→ What you will do
Give every line again exactly as it appears, please, but not the pictures.

═══ Given data

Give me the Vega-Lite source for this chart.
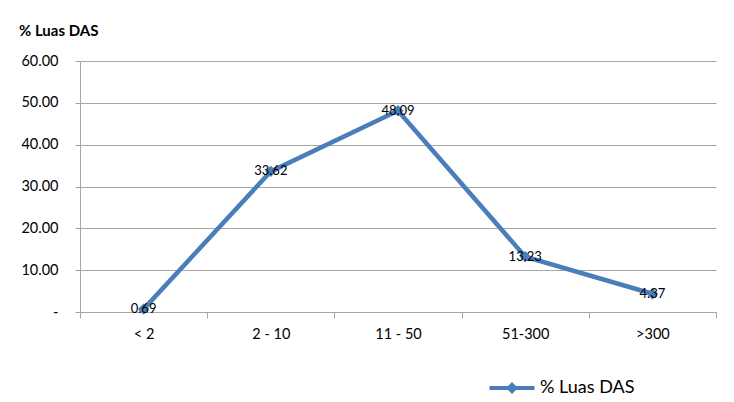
{
  "$schema": "https://vega.github.io/schema/vega-lite/v6.json",
  "width": 636,
  "height": 251,
  "autosize": {"type": "none"},
  "padding": {"left": 80, "top": 61, "right": 18, "bottom": 90},
  "background": "white",
  "title": {
    "text": "% Luas DAS",
    "anchor": "start",
    "dx": -2,
    "offset": 14,
    "font": "Lato",
    "fontSize": 15,
    "fontWeight": "bold",
    "color": "black"
  },
  "data": {
    "values": [
      {"kelas": "< 2", "luas": 0.69, "seri": "% Luas DAS"},
      {"kelas": "2  - 10", "luas": 33.62, "seri": "% Luas DAS"},
      {"kelas": "11 - 50", "luas": 48.09, "seri": "% Luas DAS"},
      {"kelas": "51-300", "luas": 13.23, "seri": "% Luas DAS"},
      {"kelas": ">300", "luas": 4.37, "seri": "% Luas DAS"}
    ]
  },
  "encoding": {
    "x": {
      "field": "kelas",
      "type": "nominal",
      "sort": null,
      "scale": {"type": "band", "paddingInner": 0, "paddingOuter": 0},
      "axis": {
        "title": null,
        "labelAngle": 0,
        "tickBand": "extent",
        "tickSize": 6,
        "labelPadding": 9,
        "grid": false,
        "domainColor": "#a6a6a6",
        "tickColor": "#a6a6a6",
        "labelFont": "Lato",
        "labelFontSize": 14.5,
        "labelColor": "black"
      }
    },
    "y": {
      "field": "luas",
      "type": "quantitative",
      "scale": {"domain": [0, 60], "nice": false},
      "axis": {
        "title": null,
        "values": [0, 10, 20, 30, 40, 50, 60],
        "labelExpr": "datum.value == 0 ? '-' : format(datum.value, '.2f')",
        "tickSize": 5,
        "labelPadding": 17,
        "gridColor": "#a6a6a6",
        "domainColor": "#a6a6a6",
        "tickColor": "#a6a6a6",
        "labelFont": "Lato",
        "labelFontSize": 14.5,
        "labelColor": "black"
      }
    }
  },
  "layer": [
    {
      "mark": {"type": "line", "strokeWidth": 4.5, "color": "#4a7ebb", "point": {"shape": "diamond", "size": 130, "filled": true, "color": "#4a7ebb"}},
      "encoding": {
        "color": {
          "field": "seri",
          "type": "nominal",
          "scale": {"range": ["#4a7ebb"]},
          "legend": {
            "title": null,
            "orient": "none",
            "legendX": 417,
            "legendY": 312,
            "symbolType": "M-1.5,-0.14H1.5V0.14H-1.5Z M0,-0.4L0.4,0L0,0.4L-0.4,0Z",
            "symbolSize": 900,
            "labelFont": "Lato",
            "labelFontSize": 18,
            "labelColor": "black",
            "labelOffset": 13,
            "encode": {
              "symbols": {
                "update": {
                  "fill": {"value": "#4a7ebb"},
                  "fillOpacity": {"value": 1},
                  "strokeWidth": {"value": 0},
                  "size": {"value": 900}
                }
              }
            }
          }
        }
      }
    },
    {
      "mark": {"type": "text", "font": "Lato", "fontSize": 13, "color": "black", "baseline": "middle", "align": "center"},
      "encoding": {
        "text": {"field": "luas", "type": "quantitative", "format": ".2f"}
      }
    }
  ],
  "config": {
    "view": {"stroke": null}
  }
}
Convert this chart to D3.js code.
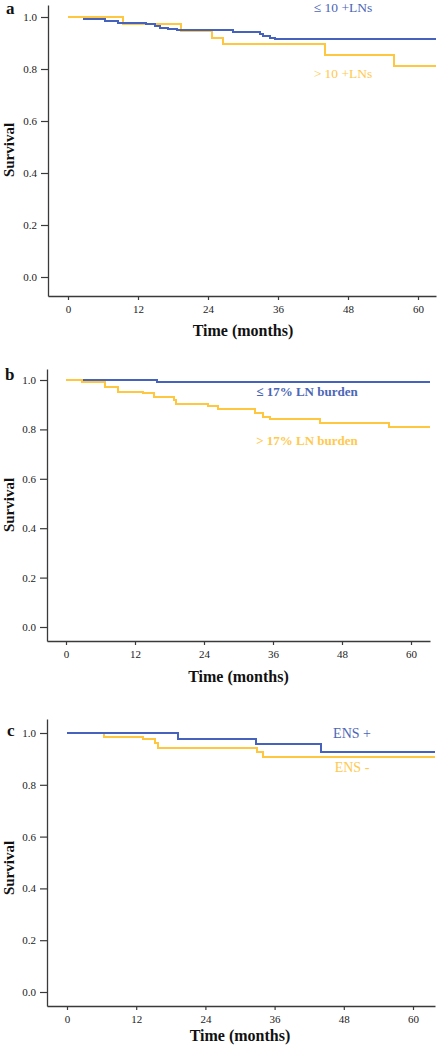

══════

→ Result of the exercise
Give me the Vega-Lite source for this chart.
{
  "$schema": "https://vega.github.io/schema/vega-lite/v6.json",
  "width": 636,
  "height": 251,
  "autosize": {"type": "none"},
  "padding": {"left": 80, "top": 61, "right": 18, "bottom": 90},
  "background": "white",
  "title": {
    "text": "% Luas DAS",
    "anchor": "start",
    "dx": -2,
    "offset": 14,
    "font": "Lato",
    "fontSize": 15,
    "fontWeight": "bold",
    "color": "black"
  },
  "data": {
    "values": [
      {"kelas": "< 2", "luas": 0.69, "seri": "% Luas DAS"},
      {"kelas": "2  - 10", "luas": 33.62, "seri": "% Luas DAS"},
      {"kelas": "11 - 50", "luas": 48.09, "seri": "% Luas DAS"},
      {"kelas": "51-300", "luas": 13.23, "seri": "% Luas DAS"},
      {"kelas": ">300", "luas": 4.37, "seri": "% Luas DAS"}
    ]
  },
  "encoding": {
    "x": {
      "field": "kelas",
      "type": "nominal",
      "sort": null,
      "scale": {"type": "band", "paddingInner": 0, "paddingOuter": 0},
      "axis": {
        "title": null,
        "labelAngle": 0,
        "tickBand": "extent",
        "tickSize": 6,
        "labelPadding": 9,
        "grid": false,
        "domainColor": "#a6a6a6",
        "tickColor": "#a6a6a6",
        "labelFont": "Lato",
        "labelFontSize": 14.5,
        "labelColor": "black"
      }
    },
    "y": {
      "field": "luas",
      "type": "quantitative",
      "scale": {"domain": [0, 60], "nice": false},
      "axis": {
        "title": null,
        "values": [0, 10, 20, 30, 40, 50, 60],
        "labelExpr": "datum.value == 0 ? '-' : format(datum.value, '.2f')",
        "tickSize": 5,
        "labelPadding": 17,
        "gridColor": "#a6a6a6",
        "domainColor": "#a6a6a6",
        "tickColor": "#a6a6a6",
        "labelFont": "Lato",
        "labelFontSize": 14.5,
        "labelColor": "black"
      }
    }
  },
  "layer": [
    {
      "mark": {"type": "line", "strokeWidth": 4.5, "color": "#4a7ebb", "point": {"shape": "diamond", "size": 130, "filled": true, "color": "#4a7ebb"}},
      "encoding": {
        "color": {
          "field": "seri",
          "type": "nominal",
          "scale": {"range": ["#4a7ebb"]},
          "legend": {
            "title": null,
            "orient": "none",
            "legendX": 417,
            "legendY": 312,
            "symbolType": "M-1.5,-0.14H1.5V0.14H-1.5Z M0,-0.4L0.4,0L0,0.4L-0.4,0Z",
            "symbolSize": 900,
            "labelFont": "Lato",
            "labelFontSize": 18,
            "labelColor": "black",
            "labelOffset": 13,
            "encode": {
              "symbols": {
                "update": {
                  "fill": {"value": "#4a7ebb"},
                  "fillOpacity": {"value": 1},
                  "strokeWidth": {"value": 0},
                  "size": {"value": 900}
                }
              }
            }
          }
        }
      }
    },
    {
      "mark": {"type": "text", "font": "Lato", "fontSize": 13, "color": "black", "baseline": "middle", "align": "center"},
      "encoding": {
        "text": {"field": "luas", "type": "quantitative", "format": ".2f"}
      }
    }
  ],
  "config": {
    "view": {"stroke": null}
  }
}
Convert this chart to D3.js code.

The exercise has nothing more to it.